Grameen Telecom, which owns Grameenphone together with Telenor, has a record of so-called Village Phone programme, and listed with 3,81,000 customers.

But this is the sale of SIM cards to regular customers, and not to women who sell phone calls to others and make money, the report commented.

It said that sales of mobile phones has exploded in Bangladesh and the people therefore have no need for the mobile ‘phone kiosks’ that phone women previously represented.

It has been a dramatic decline in the number of telephone women, the NRK report quoted Information Manager Esben Tuman of Telenor as saying.

“If there are any telephone women who still rent out their mobiles, there is little evidence to suggest that there are a few of them that come out of poverty through the Village Phone programme,” he was further quoted.

The reference of a book by Mazharul Hannan, one of the bosses of Grameen Telecom, was also given in the report where he said, “The programme (Village Phone) is not dead, but is no longer a way out of poverty.”

The report mentioned Professor Yunus had made a new “ground-breaking idea”. That was the message from the Norwegian Embassy in Dhaka in a memo marked “not public” that was sent to Norad on November 7, 1994.

The breakthrough idea was to create a new “non-profit corporation” with the name Grameenphone. And its spine should be women in rural areas that would be helped out of poverty: “The women will, through borrowing, buy the phone and make money by renting out phone calls to individuals.”

Sixteen years later, Grameenphone was owned by Norwegian Telenor (55.8%) and Grameen Telecom (34.2%), one of the most successful companies in Bangladesh.

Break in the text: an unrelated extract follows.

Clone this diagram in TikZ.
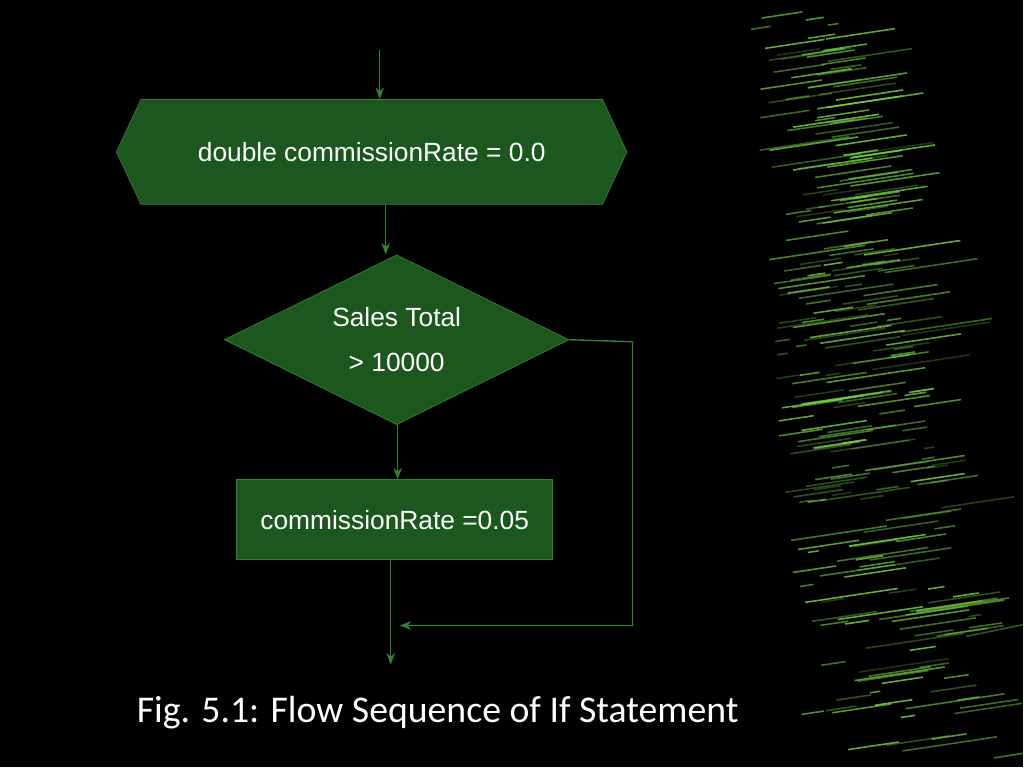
\documentclass[tikz,border=0pt]{standalone}
\usepackage{fontspec}
\setmainfont{Liberation Sans}
\newfontfamily\capfont{Carlito}
\usetikzlibrary{positioning, shapes.geometric, shapes.symbols, arrows.meta}
\definecolor{boxfill}{RGB}{28,88,30}
\definecolor{boxline}{RGB}{50,130,50}
\definecolor{codegreen}{RGB}{120,210,70}
\tikzset{>=Stealth}

\begin{document}
\begin{tikzpicture}[x=0.02cm, y=-0.02cm,
    every node/.style={text=white, font=\fontsize{15}{20}\selectfont},
    declbox/.style={shape=signal, signal to=west and east, signal pointer angle=130,
      draw=boxline, fill=boxfill, minimum width=10.22cm, minimum height=2.1cm, inner sep=0pt},
    testbox/.style={diamond, draw=boxline, fill=boxfill, aspect=2.03,
      minimum width=6.9cm, minimum height=3.4cm, inner sep=0pt, align=center},
    actbox/.style={rectangle, draw=boxline, fill=boxfill, minimum width=6.32cm, minimum height=1.6cm},
    flow/.style={boxline, thick, ->}]

  \fill[black] (0,0) rectangle (1024,768);

  % code streaks on the right
  \pgfmathsetseed{7}
  \foreach \i in {1,...,260} {
    \pgfmathsetmacro{\yy}{15+rnd*745}
    \pgfmathsetmacro{\xl}{745+(\yy/768)*60+rnd*(80+(\yy/768)*120)}
    \pgfmathsetmacro{\ll}{10+rnd*90}
    \pgfmathsetmacro{\op}{0.25+rnd*0.6}
    \draw[codegreen, opacity=\op, line width=0.9pt] (\xl,\yy) -- ({min(1024,\xl+\ll)},\yy-\ll*0.15);
  }

  \coordinate (start) at (380,50);
  \node[declbox] (decl) at (372,152) {double commissionRate = 0.0};
  \node[testbox] (test) at (397,340) {Sales Total\\[6pt]> 10000};
  \node[actbox] (act) at (395,520) {commissionRate =0.05};
  \coordinate (join) at (400,626);
  \coordinate (bend) at (633,342);
  \coordinate (stop) at (391,665);

  \draw[flow] (start) -- (decl.north -| start);
  \draw[flow] (decl.south -| 386,0) -- (test.north -| 386,0);
  \draw[flow] (test.south -| 398,0) -- (act.north -| 398,0);
  \draw[flow] (act.south -| stop) -- (stop);
  \draw[flow] (test.east) -- (bend) |- (join);

  \node[font=\capfont\fontsize{21.5}{26}\selectfont] (cap) at (438,713) {Fig. 5.1: Flow Sequence of If Statement};
\end{tikzpicture}
\end{document}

The company has granted Telenor huge profits.

According to Telenor, Grameenphone made a dividend of NOK 855 million over the past eight years.

“So how was a “non-profit company, which would help women out of poverty, linked to a purely commercial company that gave the Norwegian telecom giant huge profits?” The report raised a question.

It also said millions of borrowers in the bank, mostly poor women, were encouraged to take up a new loan to buy a mobile phone from Grameen Telecom, which together with Telenor owns Grameenphone.

The report mentioned, in other words, four Grameen companies involved in the phone women’s lives in the following way: Grameen Bank gave micro-credit so that women could buy phones from Grameen Telecom and Grameen Shakti sells solar panels so that Telephone women can charge their phones for using the Grameenphone connection.